## Material provided
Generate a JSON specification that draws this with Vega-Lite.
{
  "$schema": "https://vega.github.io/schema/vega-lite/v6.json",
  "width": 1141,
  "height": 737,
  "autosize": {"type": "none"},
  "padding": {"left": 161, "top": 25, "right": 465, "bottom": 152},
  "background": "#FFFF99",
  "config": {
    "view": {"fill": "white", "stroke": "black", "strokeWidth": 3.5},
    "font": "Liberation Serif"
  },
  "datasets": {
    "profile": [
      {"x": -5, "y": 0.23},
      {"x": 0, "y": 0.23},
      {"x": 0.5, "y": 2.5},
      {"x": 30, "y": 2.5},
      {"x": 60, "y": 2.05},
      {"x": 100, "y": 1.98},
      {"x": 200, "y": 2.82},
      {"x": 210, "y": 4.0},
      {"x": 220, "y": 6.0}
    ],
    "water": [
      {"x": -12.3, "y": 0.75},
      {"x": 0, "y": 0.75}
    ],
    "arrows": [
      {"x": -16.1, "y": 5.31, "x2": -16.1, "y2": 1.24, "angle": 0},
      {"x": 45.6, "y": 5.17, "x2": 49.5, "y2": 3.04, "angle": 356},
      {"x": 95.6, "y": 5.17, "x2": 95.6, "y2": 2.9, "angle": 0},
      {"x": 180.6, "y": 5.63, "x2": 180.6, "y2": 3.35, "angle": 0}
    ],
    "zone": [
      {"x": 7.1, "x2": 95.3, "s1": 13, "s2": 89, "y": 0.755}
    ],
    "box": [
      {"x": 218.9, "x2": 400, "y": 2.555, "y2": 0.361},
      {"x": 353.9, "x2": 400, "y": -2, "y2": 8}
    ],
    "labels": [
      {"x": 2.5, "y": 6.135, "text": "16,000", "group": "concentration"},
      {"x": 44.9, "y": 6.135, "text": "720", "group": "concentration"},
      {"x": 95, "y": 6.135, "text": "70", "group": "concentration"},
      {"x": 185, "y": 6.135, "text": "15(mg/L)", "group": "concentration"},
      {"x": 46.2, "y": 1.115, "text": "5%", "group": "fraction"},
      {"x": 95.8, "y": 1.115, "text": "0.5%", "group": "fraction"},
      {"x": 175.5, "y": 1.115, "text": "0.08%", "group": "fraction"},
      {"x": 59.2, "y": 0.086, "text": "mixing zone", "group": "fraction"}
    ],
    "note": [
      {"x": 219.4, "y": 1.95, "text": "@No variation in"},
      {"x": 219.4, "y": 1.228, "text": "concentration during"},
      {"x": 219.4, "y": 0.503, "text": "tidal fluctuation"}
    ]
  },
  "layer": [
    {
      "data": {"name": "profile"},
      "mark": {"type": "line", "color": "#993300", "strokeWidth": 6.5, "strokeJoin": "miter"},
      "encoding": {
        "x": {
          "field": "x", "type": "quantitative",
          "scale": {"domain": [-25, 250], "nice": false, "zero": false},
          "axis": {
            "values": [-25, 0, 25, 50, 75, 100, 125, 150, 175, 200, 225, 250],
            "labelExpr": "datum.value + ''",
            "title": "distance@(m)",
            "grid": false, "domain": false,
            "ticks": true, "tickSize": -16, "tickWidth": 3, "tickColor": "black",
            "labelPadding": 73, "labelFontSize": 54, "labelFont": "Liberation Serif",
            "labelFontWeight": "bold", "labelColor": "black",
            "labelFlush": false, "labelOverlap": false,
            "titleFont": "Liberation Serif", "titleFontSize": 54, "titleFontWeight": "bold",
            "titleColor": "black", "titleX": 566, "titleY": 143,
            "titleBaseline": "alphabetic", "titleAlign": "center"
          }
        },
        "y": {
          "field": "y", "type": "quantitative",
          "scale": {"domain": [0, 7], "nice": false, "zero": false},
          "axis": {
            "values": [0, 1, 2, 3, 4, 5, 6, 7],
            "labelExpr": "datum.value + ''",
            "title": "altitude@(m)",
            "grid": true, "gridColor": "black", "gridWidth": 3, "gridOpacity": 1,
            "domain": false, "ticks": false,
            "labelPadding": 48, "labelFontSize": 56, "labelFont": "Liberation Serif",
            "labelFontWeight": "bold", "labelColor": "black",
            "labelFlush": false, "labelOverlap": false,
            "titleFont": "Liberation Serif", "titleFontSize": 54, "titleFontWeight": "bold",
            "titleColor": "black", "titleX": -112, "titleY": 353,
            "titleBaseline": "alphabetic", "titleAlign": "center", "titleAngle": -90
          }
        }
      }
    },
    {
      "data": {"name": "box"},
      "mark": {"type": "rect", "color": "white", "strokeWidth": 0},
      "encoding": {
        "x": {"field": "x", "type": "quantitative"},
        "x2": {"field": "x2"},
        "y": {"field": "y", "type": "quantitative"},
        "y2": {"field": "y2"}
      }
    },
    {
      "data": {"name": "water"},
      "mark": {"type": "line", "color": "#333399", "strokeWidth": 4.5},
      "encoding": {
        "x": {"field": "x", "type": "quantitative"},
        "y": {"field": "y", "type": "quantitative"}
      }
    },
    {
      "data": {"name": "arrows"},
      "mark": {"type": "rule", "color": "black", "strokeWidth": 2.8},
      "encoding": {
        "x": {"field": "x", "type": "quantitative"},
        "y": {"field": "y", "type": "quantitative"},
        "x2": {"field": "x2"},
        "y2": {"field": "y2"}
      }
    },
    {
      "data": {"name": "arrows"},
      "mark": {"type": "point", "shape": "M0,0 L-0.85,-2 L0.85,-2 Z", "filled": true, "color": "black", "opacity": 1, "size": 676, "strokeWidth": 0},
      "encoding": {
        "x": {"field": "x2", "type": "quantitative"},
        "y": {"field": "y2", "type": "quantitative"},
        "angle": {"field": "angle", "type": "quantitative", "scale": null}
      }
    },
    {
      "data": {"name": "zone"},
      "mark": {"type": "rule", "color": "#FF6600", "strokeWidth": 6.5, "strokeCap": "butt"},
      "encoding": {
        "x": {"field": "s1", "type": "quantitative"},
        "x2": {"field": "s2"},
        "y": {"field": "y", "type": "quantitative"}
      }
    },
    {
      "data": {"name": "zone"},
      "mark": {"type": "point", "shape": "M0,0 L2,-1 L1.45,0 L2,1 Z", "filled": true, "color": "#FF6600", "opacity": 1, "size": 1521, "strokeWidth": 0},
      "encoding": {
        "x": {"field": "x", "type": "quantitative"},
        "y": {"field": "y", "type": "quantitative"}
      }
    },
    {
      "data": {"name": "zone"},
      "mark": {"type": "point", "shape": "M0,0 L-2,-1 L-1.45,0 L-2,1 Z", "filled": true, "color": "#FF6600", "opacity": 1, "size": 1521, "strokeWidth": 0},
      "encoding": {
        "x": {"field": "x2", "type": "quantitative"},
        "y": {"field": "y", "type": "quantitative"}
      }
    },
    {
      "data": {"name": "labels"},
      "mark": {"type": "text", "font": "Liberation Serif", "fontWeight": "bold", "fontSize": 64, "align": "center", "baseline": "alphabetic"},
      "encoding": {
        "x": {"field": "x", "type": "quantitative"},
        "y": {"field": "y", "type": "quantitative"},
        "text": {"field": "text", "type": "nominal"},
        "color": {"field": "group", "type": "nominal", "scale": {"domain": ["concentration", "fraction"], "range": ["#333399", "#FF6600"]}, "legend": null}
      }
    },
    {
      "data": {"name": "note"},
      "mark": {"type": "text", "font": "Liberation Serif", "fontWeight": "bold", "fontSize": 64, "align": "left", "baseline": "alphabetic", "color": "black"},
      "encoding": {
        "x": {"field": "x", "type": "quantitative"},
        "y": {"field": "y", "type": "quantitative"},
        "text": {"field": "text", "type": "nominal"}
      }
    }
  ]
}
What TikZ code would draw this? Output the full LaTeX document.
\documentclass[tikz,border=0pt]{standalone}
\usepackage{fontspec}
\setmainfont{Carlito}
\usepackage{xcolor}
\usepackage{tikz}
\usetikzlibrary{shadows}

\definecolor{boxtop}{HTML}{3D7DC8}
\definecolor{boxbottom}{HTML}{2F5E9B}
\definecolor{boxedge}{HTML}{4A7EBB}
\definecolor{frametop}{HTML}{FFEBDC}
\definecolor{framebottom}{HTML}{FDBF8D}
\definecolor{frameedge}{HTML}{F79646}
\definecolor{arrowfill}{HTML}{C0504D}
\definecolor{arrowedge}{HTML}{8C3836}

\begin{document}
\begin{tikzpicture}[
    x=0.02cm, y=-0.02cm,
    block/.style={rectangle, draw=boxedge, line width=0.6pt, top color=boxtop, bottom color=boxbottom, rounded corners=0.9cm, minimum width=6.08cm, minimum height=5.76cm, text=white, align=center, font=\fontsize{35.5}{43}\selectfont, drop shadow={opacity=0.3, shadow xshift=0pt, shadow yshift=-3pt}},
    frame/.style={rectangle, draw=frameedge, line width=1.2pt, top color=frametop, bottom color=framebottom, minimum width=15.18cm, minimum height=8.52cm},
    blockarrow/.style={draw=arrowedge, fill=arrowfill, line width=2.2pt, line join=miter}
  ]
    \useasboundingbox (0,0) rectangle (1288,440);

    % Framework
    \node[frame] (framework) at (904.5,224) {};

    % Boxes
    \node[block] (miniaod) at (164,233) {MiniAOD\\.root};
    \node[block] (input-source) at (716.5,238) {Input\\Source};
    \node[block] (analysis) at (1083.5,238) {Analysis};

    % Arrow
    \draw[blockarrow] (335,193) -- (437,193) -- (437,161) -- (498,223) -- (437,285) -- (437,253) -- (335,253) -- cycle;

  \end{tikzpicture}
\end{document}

## Description of the task
Quote exactly what appears from the line containing "What TikZ code" through the final line of the listing above, including both of those lines.

## Correct result
What TikZ code would draw this? Output the full LaTeX document.
\documentclass[tikz,border=0pt]{standalone}
\usepackage{fontspec}
\setmainfont{Carlito}
\usepackage{xcolor}
\usepackage{tikz}
\usetikzlibrary{shadows}

\definecolor{boxtop}{HTML}{3D7DC8}
\definecolor{boxbottom}{HTML}{2F5E9B}
\definecolor{boxedge}{HTML}{4A7EBB}
\definecolor{frametop}{HTML}{FFEBDC}
\definecolor{framebottom}{HTML}{FDBF8D}
\definecolor{frameedge}{HTML}{F79646}
\definecolor{arrowfill}{HTML}{C0504D}
\definecolor{arrowedge}{HTML}{8C3836}

\begin{document}
\begin{tikzpicture}[
    x=0.02cm, y=-0.02cm,
    block/.style={rectangle, draw=boxedge, line width=0.6pt, top color=boxtop, bottom color=boxbottom, rounded corners=0.9cm, minimum width=6.08cm, minimum height=5.76cm, text=white, align=center, font=\fontsize{35.5}{43}\selectfont, drop shadow={opacity=0.3, shadow xshift=0pt, shadow yshift=-3pt}},
    frame/.style={rectangle, draw=frameedge, line width=1.2pt, top color=frametop, bottom color=framebottom, minimum width=15.18cm, minimum height=8.52cm},
    blockarrow/.style={draw=arrowedge, fill=arrowfill, line width=2.2pt, line join=miter}
  ]
    \useasboundingbox (0,0) rectangle (1288,440);

    % Framework
    \node[frame] (framework) at (904.5,224) {};

    % Boxes
    \node[block] (miniaod) at (164,233) {MiniAOD\\.root};
    \node[block] (input-source) at (716.5,238) {Input\\Source};
    \node[block] (analysis) at (1083.5,238) {Analysis};

    % Arrow
    \draw[blockarrow] (335,193) -- (437,193) -- (437,161) -- (498,223) -- (437,285) -- (437,253) -- (335,253) -- cycle;

  \end{tikzpicture}
\end{document}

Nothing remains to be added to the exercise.